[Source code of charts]
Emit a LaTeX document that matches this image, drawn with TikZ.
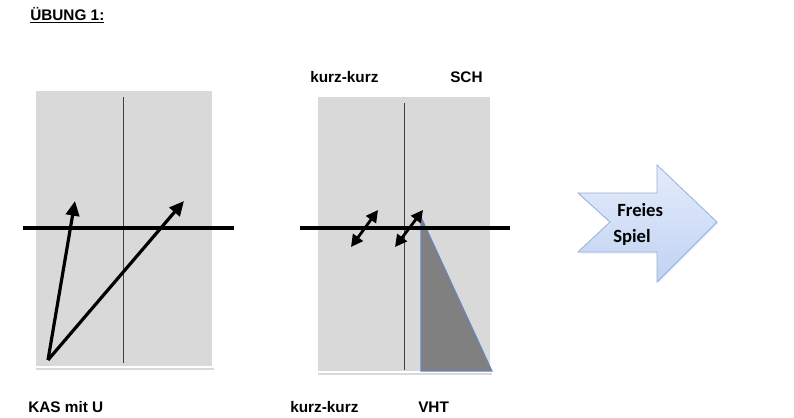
\documentclass[tikz,border=0pt]{standalone}
\usepackage{fontspec}
\setmainfont{Liberation Sans}
\newfontfamily\calibrifont{Carlito}
\usetikzlibrary{arrows.meta, shadows}
\definecolor{panelgrau}{RGB}{217,217,217}
\definecolor{keilgrau}{RGB}{128,128,128}
\definecolor{blaurand}{RGB}{105,135,190}
\definecolor{pfeilhell}{RGB}{228,236,250}
\definecolor{pfeildunkel}{RGB}{192,210,242}
\definecolor{pfeilrand}{RGB}{150,175,220}

\begin{document}
\begin{tikzpicture}[x=0.75pt, y=-0.75pt,
    panel/.style={draw=white, line width=2.2pt, fill=panelgrau,
                  drop shadow={shadow xshift=0.6pt, shadow yshift=-2pt,
                               opacity=0.3}},
    achse/.style={black, line width=2.5pt},
    mitte/.style={black!75, line width=0.6pt},
    schuss/.style={-{Triangle[length=11pt, width=10pt]}, line width=2.4pt},
    doppel/.style={{Triangle[length=9pt, width=9pt]}-{Triangle[length=9pt, width=9pt]},
                   line width=2.1pt},
    lbl/.style={font=\fontsize{11.5pt}{13pt}\selectfont\bfseries,
                anchor=west, inner sep=0pt},
    pfeiltext/.style={font=\calibrifont\fontsize{14pt}{16pt}\selectfont\bfseries,
                      anchor=west, inner sep=0pt}
  ]
  \useasboundingbox (0,0) rectangle (794,418);

  % Titel
  \node[lbl] (titel) at (30,15) {\underline{ÜBUNG 1:}};

  % linkes Feld: KAS mit U
  \draw[panel] (35,90) rectangle (213,367);
  \coordinate (Lo) at (123,97);
  \coordinate (Lu) at (123,363);
  \coordinate (Ll) at (23,228);
  \coordinate (Lr) at (234,228);
  \draw[mitte] (Lo) -- (Lu);
  \draw[achse] (Ll) -- (Lr);

  \coordinate (start) at (48,360);
  \coordinate (ziel1) at (75,201);
  \coordinate (ziel2) at (184,201);
  \draw[schuss] (start) -- (ziel1);
  \draw[schuss] (start) -- (ziel2);

  \node[lbl] (kas) at (28,407) {KAS mit U};

  % mittleres Feld: kurz-kurz
  \draw[panel] (317,96) rectangle (491,372);
  \coordinate (Mo) at (404,103);
  \coordinate (Mu) at (404,370);
  \coordinate (Ml) at (300,228);
  \coordinate (Mr) at (510,228);

  \coordinate (k1) at (421,217);
  \coordinate (k2) at (421,371);
  \coordinate (k3) at (492,371);
  \fill[keilgrau] (k1) -- (k2) -- (k3) -- cycle;
  \draw[blaurand, line width=0.8pt] (k1) -- (k2) -- (k3) -- cycle;

  \draw[mitte] (Mo) -- (Mu);
  \draw[achse] (Ml) -- (Mr);

  \coordinate (d1a) at (351,247);
  \coordinate (d1b) at (378,210);
  \coordinate (d2a) at (395,247);
  \coordinate (d2b) at (423,210);
  \draw[doppel] (d1a) -- (d1b);
  \draw[doppel] (d2a) -- (d2b);

  \node[lbl] (kko) at (310,77) {kurz-kurz};
  \node[lbl] (sch) at (450,77) {SCH};
  \node[lbl] (kku) at (290,407) {kurz-kurz};
  \node[lbl] (vht) at (418,407) {VHT};

  % Pfeil: Freies Spiel
  \shade[top color=pfeilhell, bottom color=pfeildunkel, draw=pfeilrand,
         line width=0.6pt,
         drop shadow={shadow xshift=0.8pt, shadow yshift=-1.2pt, opacity=0.15}]
    (578,193) -- (657,193) -- (657,165) -- (717,222) -- (657,282)
    -- (657,252) -- (578,252) -- (610,222) -- cycle;
  \node[pfeiltext] (freies) at (617,210) {Freies};
  \node[pfeiltext] (spiel) at (613,237) {Spiel};

\end{tikzpicture}
\end{document}
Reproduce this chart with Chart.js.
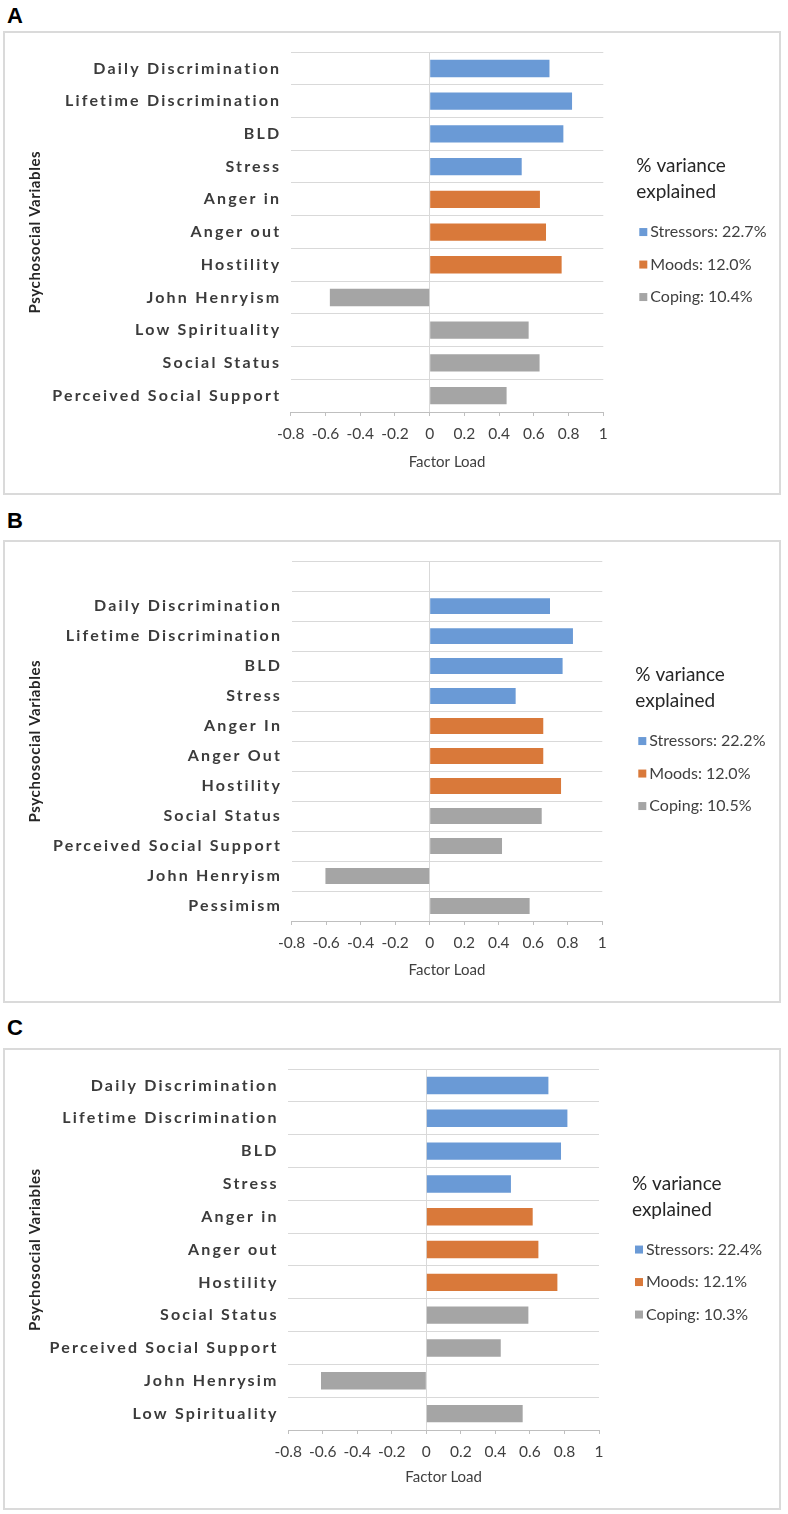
<!DOCTYPE html>
<html>
<head>
<meta charset="utf-8">
<script src="https://cdn.jsdelivr.net/npm/chart.js@4.4.1/dist/chart.umd.min.js"></script>
<style>
  html, body { margin: 0; padding: 0; background: #fff; }
  body { width: 788px; height: 1514px; position: relative; overflow: hidden; }
  .panel-label { position: absolute; left: 7px; font: bold 22px "Liberation Sans", Arial, sans-serif; line-height: 22px; color: #000; }
  .panel-box { position: absolute; left: 3px; width: 778px; border: 2px solid #dadada; box-sizing: border-box; }
  .panel-box canvas { position: absolute; left: 0; top: 0; }
</style>
</head>
<body>
<div class="panel-label" style="top:5px">A</div>
<div class="panel-box" style="top:31px;height:464px"><canvas id="chart-a" width="774" height="460"></canvas></div>
<div class="panel-label" style="top:510px">B</div>
<div class="panel-box" style="top:540px;height:463px"><canvas id="chart-b" width="774" height="459"></canvas></div>
<div class="panel-label" style="top:1017px">C</div>
<div class="panel-box" style="top:1048px;height:462px"><canvas id="chart-c" width="774" height="458"></canvas></div>

<script>
// factor groups: 0 = Stressors, 1 = Moods, 2 = Coping
const factorNames = ['Stressors', 'Moods', 'Coping'];
const factorColors = ['#6a9ad6', '#d9793a', '#a5a5a5'];
const legendTitle = ['% variance', 'explained'];

const categoriesA = ['Daily Discrimination', 'Lifetime Discrimination', 'BLD', 'Stress', 'Anger in', 'Anger out',
    'Hostility', 'John Henryism', 'Low Spirituality', 'Social Status', 'Perceived Social Support'];
const loadsA = [0.69, 0.82, 0.77, 0.53, 0.635, 0.67, 0.76, -0.575, 0.57, 0.633, 0.443];
const factorA = [0, 0, 0, 0, 1, 1, 1, 2, 2, 2, 2];
const varianceA = [22.7, 12.0, 10.4];

// panel B has an empty first row
const categoriesB = ['', 'Daily Discrimination', 'Lifetime Discrimination', 'BLD', 'Stress', 'Anger In', 'Anger Out',
    'Hostility', 'Social Status', 'Perceived Social Support', 'John Henryism', 'Pessimism'];
const loadsB = [null, 0.697, 0.83, 0.77, 0.498, 0.658, 0.658, 0.761, 0.649, 0.419, -0.604, 0.579];
const factorB = [null, 0, 0, 0, 0, 1, 1, 1, 2, 2, 2, 2];
const varianceB = [22.2, 12.0, 10.5];

const categoriesC = ['Daily Discrimination', 'Lifetime Discrimination', 'BLD', 'Stress', 'Anger in', 'Anger out',
    'Hostility', 'Social Status', 'Perceived Social Support', 'John Henrysim', 'Low Spirituality'];
const loadsC = [0.707, 0.817, 0.78, 0.49, 0.616, 0.649, 0.759, 0.591, 0.431, -0.61, 0.558];
const factorC = [0, 0, 0, 0, 1, 1, 1, 2, 2, 2, 2];
const varianceC = [22.4, 12.1, 10.3];

const xTicks = [-0.8, -0.6, -0.4, -0.2, 0, 0.2, 0.4, 0.6, 0.8, 1];
const xMin = -0.8;
const xMax = 1;

// legend drawn to the right of the plot, centred on it
const varianceLegend = {
    id: 'varianceLegend',
    afterDraw(chart) {
        const ctx = chart.ctx;
        const area = chart.chartArea;
        const x = area.right + 33;
        const cy = (area.top + area.bottom) / 2;
        ctx.save();
        ctx.textAlign = 'left';
        ctx.textBaseline = 'middle';
        ctx.fillStyle = '#262626';
        ctx.font = '19px Lato, sans-serif';
        ctx.fillText(legendTitle[0], x, cy - 66);
        ctx.fillText(legendTitle[1], x, cy - 40);
        ctx.font = '16px Lato, sans-serif';
        chart.data.datasets.forEach((ds, i) => {
            const y = cy + i * 32.5;
            ctx.fillStyle = ds.backgroundColor;
            ctx.fillRect(x + 3, y - 4, 8, 8);
            ctx.fillStyle = '#404040';
            ctx.fillText(ds.label, x + 14, y);
        });
        ctx.restore();
    }
};

// spaced-out lettering on the category axis, like the original
const spacedLabels = {
    id: 'spacedLabels',
    beforeDraw(chart) {
        const s = chart.scales.y;
        if (s._spaced) return;
        const drawLabels = s.drawLabels;
        const drawTitle = s.drawTitle;
        s.drawLabels = function (a) {
            this.ctx.save();
            this.ctx.letterSpacing = '2.2px';
            drawLabels.call(this, a);
            this.ctx.restore();
        };
        s.drawTitle = function (a) {
            this.ctx.save();
            this.ctx.letterSpacing = '0.6px';
            drawTitle.call(this, a);
            this.ctx.restore();
        };
        s._spaced = true;
    }
};

function makeChart(canvasId, categories, loads, factor, variance, box) {
    const canvas = document.getElementById(canvasId);
    const datasets = factorNames.map((name, f) => ({
        label: `${name}: ${variance[f].toFixed(1)}%`,
        data: loads.map((v, i) => factor[i] === f ? v : null),
        backgroundColor: factorColors[f],
        grouped: false,
        barPercentage: 0.53,
        categoryPercentage: 1
    }));

    new Chart(canvas.getContext('2d'), {
        type: 'bar',
        data: { labels: categories, datasets: datasets },
        plugins: [varianceLegend, spacedLabels],
        options: {
            indexAxis: 'y',
            responsive: false,
            animation: false,
            devicePixelRatio: 1,
            layout: {
                padding: { left: 0, top: box.top, right: canvas.width - box.right, bottom: 0 }
            },
            plugins: {
                legend: { display: false },
                tooltip: { enabled: false }
            },
            scales: {
                x: {
                    type: 'linear',
                    min: xMin,
                    max: xMax,
                    afterBuildTicks: scale => { scale.ticks = xTicks.map(v => ({ value: v })); },
                    afterFit: scale => { scale.height = canvas.height - box.bottom; },
                    grid: {
                        color: c => (c.tick && c.tick.value === 0) ? '#d9d9d9' : 'rgba(0,0,0,0)',
                        tickColor: '#bfbfbf',
                        tickLength: 4,
                        lineWidth: 1
                    },
                    border: { display: true, color: '#bfbfbf', width: 1 },
                    ticks: {
                        padding: 9,
                        color: '#404040',
                        font: { family: 'Lato, sans-serif', size: 15.5 },
                        callback: v => String(v)
                    },
                    title: {
                        display: true,
                        text: 'Factor Load',
                        color: '#404040',
                        font: { family: 'Lato, sans-serif', size: 15 },
                        padding: { top: 0, bottom: 22 }
                    }
                },
                y: {
                    afterFit: scale => { scale.width = box.left; },
                    grid: { color: '#d9d9d9', lineWidth: 1, drawTicks: false, offset: true },
                    border: { display: false },
                    ticks: {
                        padding: 9.5,
                        color: '#3b3b3b',
                        font: { family: 'Lato, sans-serif', size: 16, weight: 'bold' },
                        autoSkip: false
                    },
                    title: {
                        display: true,
                        text: 'Psychosocial Variables',
                        color: '#262626',
                        font: { family: 'Lato, sans-serif', size: 15, weight: 'bold' },
                        padding: { top: 21, bottom: 0 }
                    }
                }
            }
        }
    });
}

document.addEventListener('DOMContentLoaded', function () {
    makeChart('chart-a', categoriesA, loadsA, factorA, varianceA, { left: 285.8, right: 598.3, top: 19, bottom: 379 });
    makeChart('chart-b', categoriesB, loadsB, factorB, varianceB, { left: 286.6, right: 597.3, top: 19, bottom: 379 });
    makeChart('chart-c', categoriesC, loadsC, factorC, varianceC, { left: 283.2, right: 594, top: 18, bottom: 380 });
});
</script>
</body>
</html>
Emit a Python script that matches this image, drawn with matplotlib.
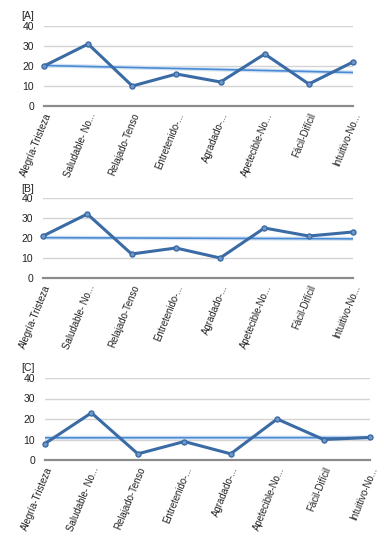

WHAT TO DO — Look through the data above. Each line containing the word "image" needs to be copied.

SOLUTION —
Emit a LaTeX document that matches this image, drawn with TikZ.
Emit a Python script that matches this image, drawn with matplotlib.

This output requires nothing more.